Be creative. Look outside the box.
Print and Ebook launch
Do all of the above and...
- Get posters made. Use Photoshop or some other photo manipulating program to create a poster that highlights your book launch. Make it simple. Only use necessary words. Less is more. I printed mine at Costco. A bargain for $3.50 If you don't have the skill for this. Use a service like Zazzle.com to create your poster. You will pay for their expertise, but it's better than not having any posters. They will run you around 10 bucks a piece. Less, if you order more. If you are launching from a store, ask the manager what you need on posters for the store. Sometimes, they let you hang your own if you have the store's name on it. Other times, they don't allow it at all. Sometimes, they make posters for you. You may not like them, but at least they tried.
- If you are YA, get the poster hung in schools on their news boards. Give some flyers with the same info to teachers. All students take English classes every year. Make a flyer the teacher can put up on or by their door. Not all schools will let you, but try.
- Hang flyers on community bulletin boards like the ones you see in grocery stores. Be bold. Ask businesses to help you spread the word.
- Take small flyers around your neighborhood. People want to support you, help them. Do this a few days before the launch. I did 1/4 sheets of paper.
- Work with the store that is launching your book. By the way, you should be in contact with them months in advance. They like to advertise in newsletters and need time to do that. Also, it takes them a minimum of 2 weeks to get your (and other authors'--if you invite others) books in the store. Get the store to give out flyers about 2 weeks in advance. Have them hang posters in the windows and make sure employees know who you are and when the launch is happening. Be nice and encourage them to promote you.
- Get your book into libraries- donate a few. As people start requesting them, they will order more.
- I like the party atmosphere, so I invited 10 other local authors to join me and we had contests and prize drawings. I had each author bring a prize to give away and told them to advertise, too. It was a party for sure! I was the third highest selling author at a signing at that Barnes and Noble, ever.
- Some like to do launches out of their home. That is perfectly acceptable, but you still should do everything I suggested here.
- If you are POD. Order however many books you think you will need. I got 200 and had a some left over. Most authors, however, do not sell that many.

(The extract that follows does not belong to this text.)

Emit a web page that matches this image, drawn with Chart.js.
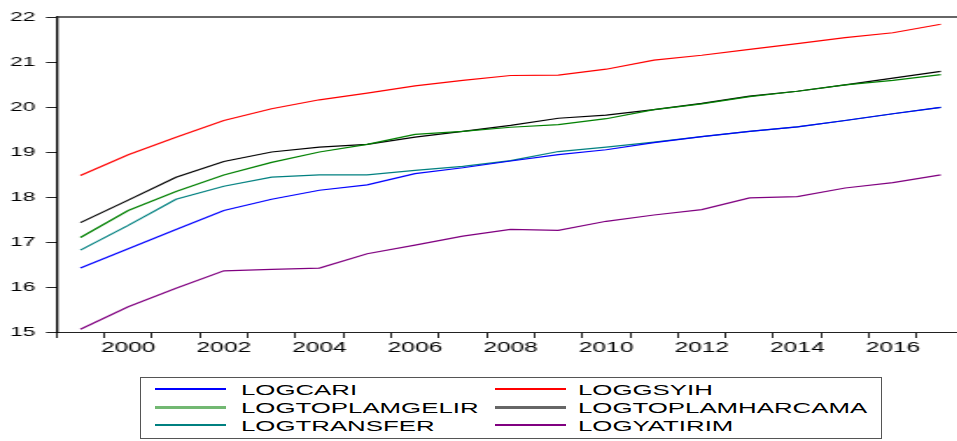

Most, according to B&N only sell around 30. It's a judgement call you'll have to make. How reliable are the people you invited? How much advertising did you do? Can you do more? Don't over-estimate, but I think under-estimating is a worse crime.
- Get food at your launch. It doesn't need to be big. Bite size treats are always a winner.
- Line up the people who will help with the launch. Friendly, fun people who like events like this. No one likes a grouchy-pants. Make sure they've read your book and can talk to customers about it. If you are in a store other than a bookstore, you need to have a cashier on top of the following list: someone handing out the books or at least getting you more books when you need them, people to help with treats, people to help with contests and drawings, people to just come and support you.(Lots of people milling about creates a buzz). I was surprised at how many people I needed to help me and I was at a bookstore.
- Make sure you have several good pens. I like pilots. They flow easily so that you don't get hand cramps. By the way, what are you going to write? How will you sign your name? Decide these things before you go.
- Some people print book marks to give away. These will run you 6-7 cents a piece if you order a lot. I like to hand out double sided cards instead. These only cost a bit over a penny each if you use Uprinting and order a lot. Either way, they better look professional. You decide. I did not give away either on launch night because people were already coming for me and I wasn't advertising. When I'm at Costco signing books, I give out a ton of cards because I'm peaking their interest.